The ICSF provides funding to 87 elementary and 21 secondary schools in some of the poorest neighborhoods in Manhattan, the Bronx and Staten Island. Support has helped ICSF schools increase the number of enrichment programs available to students, expand the accessibility to new technology in their classrooms, complete vital capital repairs in aging buildings, and most importantly, keep tuition low so that more deserving boys and girls can attend our schools. Below are some of our most popular programs:

Be A Student's Friend - Every year there are hundreds of children in our schools who are in danger of dropping out because tuition expenses have become unmanageable, often due to a family crisis such as death, disability or loss of employment. BASF sponsors are asked to contribute $2,200 per year for an elementary school student or $2,700 for a high school student. Through periodic updates, letters, report cards, and optional group events, sponsors can come to know the students and families personally or, if they prefer, remain anonymous.

Job Opportunities Program - Volunteers from a broad range of professions staff a series of Saturday workshops for high school juniors and seniors. These workshops educate students on various aspects of the work world - preparing them for job interviews and stressing the importance of first impressions, dress, speech, interview techniques, and resume writing. We do them once a month throughout the year (excluding the summer).

Student Sponsorship Partners

Student Sponsor Partners' mission is to provide as many of New York City's at-risk high school youth as possible with an opportunity to receive a quality non-public high school education, through the financial support and one-to-one guidance of a 4-year Sponsor.

In doing so, Student Sponsor Partners strives to help disadvantaged youths earn their high school diplomas, and thus makes a direct and meaningful impact on their lives.

Operation Fairy Dust

Operation Fairy Dust was created in 2002 to provide NYC high school girls in need, with formal prom dresses. This gives them the ability to attend their prom with confidence, and an increased level of self-esteem.
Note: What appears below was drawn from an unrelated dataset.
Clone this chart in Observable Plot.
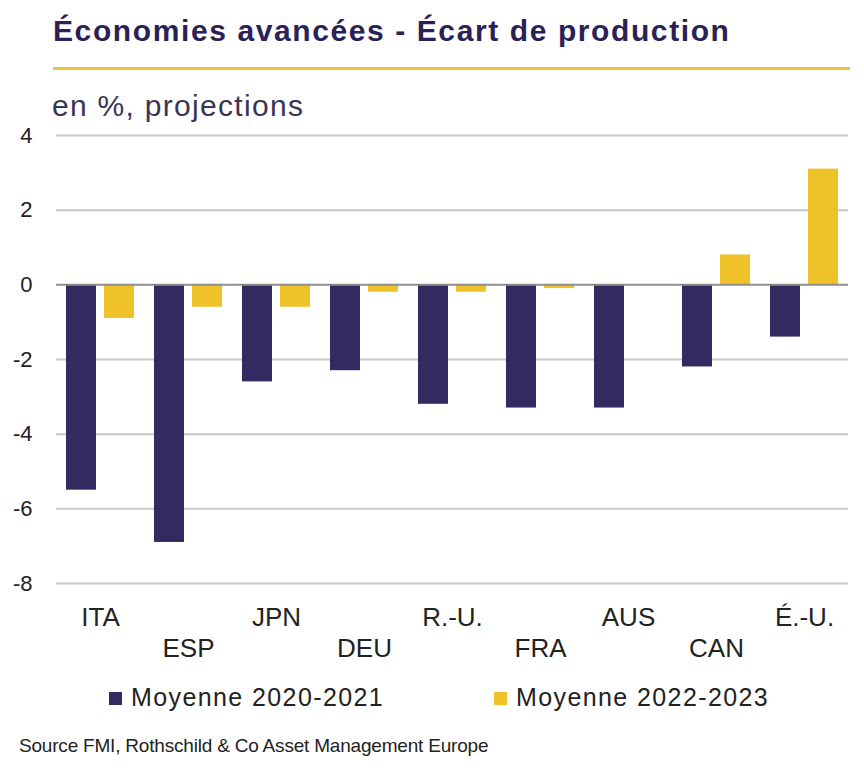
<!DOCTYPE html>
<html>
<head>
<meta charset="utf-8">
<script src="https://cdn.jsdelivr.net/npm/d3@7"></script>
<script src="https://cdn.jsdelivr.net/npm/@observablehq/plot@0.6"></script>
<style>
  body { margin:0; background:#fff; font-family:"Liberation Sans", Arial, sans-serif; }
  #wrap { position:relative; width:864px; height:775px; overflow:hidden; }
  .abs { position:absolute; white-space:nowrap; line-height:1; }
  #title { left:53px; top:16px; font-size:30px; font-weight:bold; color:#2a2256; letter-spacing:1.6px; }
  #rule { left:53px; top:67px; width:797px; height:3px; background:#e8c740; }
  #subtitle { left:52px; top:91px; font-size:30px; color:#3a3556; letter-spacing:1.3px; }
  #chart { left:0; top:120px; }
  .sw { position:absolute; width:13px; height:13px; }
  .leg { font-size:25px; color:#222; letter-spacing:1.4px; }
  #source { left:19px; top:736px; font-size:19px; color:#222; letter-spacing:-0.2px; }
</style>
</head>
<body>
<div id="wrap">
  <div class="abs" id="title">Économies avancées - Écart de production</div>
  <div class="abs" id="rule"></div>
  <div class="abs" id="subtitle">en %, projections</div>
  <div class="abs" id="chart"></div>
  <div id="legend"></div>
  <div class="abs" id="source">Source FMI, Rothschild &amp; Co Asset Management Europe</div>
</div>
<script>
// ----------------- data -----------------
const countries = ["ITA", "ESP", "JPN", "DEU", "R.-U.", "FRA", "AUS", "CAN", "É.-U."];
const moy2020 = [-5.5, -6.9, -2.6, -2.3, -3.2, -3.3, -3.3, -2.2, -1.4];
const moy2022 = [-0.9, -0.6, -0.6, -0.2, -0.2, -0.1, 0, 0.8, 3.1];
const series = ["Moyenne 2020-2021", "Moyenne 2022-2023"];
const colors = ["#342a62", "#efc22a"];
const yTicks = [-8, -6, -4, -2, 0, 2, 4];

// --------------- helpers -----------------
const rows = countries.flatMap((c, i) => [
  { country: c, serie: series[0], value: moy2020[i] },
  { country: c, serie: series[1], value: moy2022[i] }
]);
// labels alternate between two rows
const upperLabels = countries.filter((d, i) => i % 2 === 0);
const lowerLabels = countries.filter((d, i) => i % 2 === 1);

// --------------- chart -----------------
const fig = Plot.plot({
  width: 864, height: 550,
  marginLeft: 52, marginRight: 12, marginTop: 15, marginBottom: 87,
  style: { fontFamily: "Liberation Sans, Arial, sans-serif", fontSize: "22px", color: "#222" },
  fx: { domain: countries, padding: 0, axis: null },
  x: { domain: series, paddingInner: 0.205, paddingOuter: 0.242, axis: null },
  y: { domain: [-8, 4], axis: null },
  color: { domain: series, range: colors },
  marks: [
    Plot.ruleY(yTicks.filter(d => d !== 0), { stroke: "#c8c8c8", strokeWidth: 2 }),
    Plot.barY(rows, { fx: "country", x: "serie", y: "value", fill: "serie" }),
    Plot.ruleY([0], { stroke: "#8e8e8e", strokeWidth: 2 }),
    Plot.axisY(yTicks, { tickSize: 0, tickPadding: 24, label: null, fontSize: 22, tickFormat: d => String(d) }),
    Plot.text(upperLabels, { fx: d => d, text: d => d, frameAnchor: "bottom", dy: 42, fontSize: 26, fill: "#222" }),
    Plot.text(lowerLabels, { fx: d => d, text: d => d, frameAnchor: "bottom", dy: 73, fontSize: 26, fill: "#222" })
  ]
});
document.getElementById("chart").appendChild(fig);

// legend
const legX = [109, 494];
const legend = document.getElementById("legend");
series.forEach((s, i) => {
  const sw = document.createElement("div");
  sw.className = "sw";
  sw.style.left = legX[i] + "px";
  sw.style.top = "692px";
  sw.style.background = colors[i];
  legend.appendChild(sw);
  const t = document.createElement("div");
  t.className = "abs leg";
  t.style.left = (legX[i] + 22) + "px";
  t.style.top = "685px";
  t.textContent = s;
  legend.appendChild(t);
});
</script>
</body>
</html>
The prom is one of the largest social events of a teenager's high school years.

This rite of passage is expensive, and although most teens hope to attend the event, they are often unable to meet the costs to participate.

Susan G. Komen Race for the Cure

The ND Club has an annual team to walk/run the Race for the Cure to raise money to help this amazing organization who is dedicated to curing breast cancer at every stage - from the causes to the cures, to the pain and anxiety of every moment in between.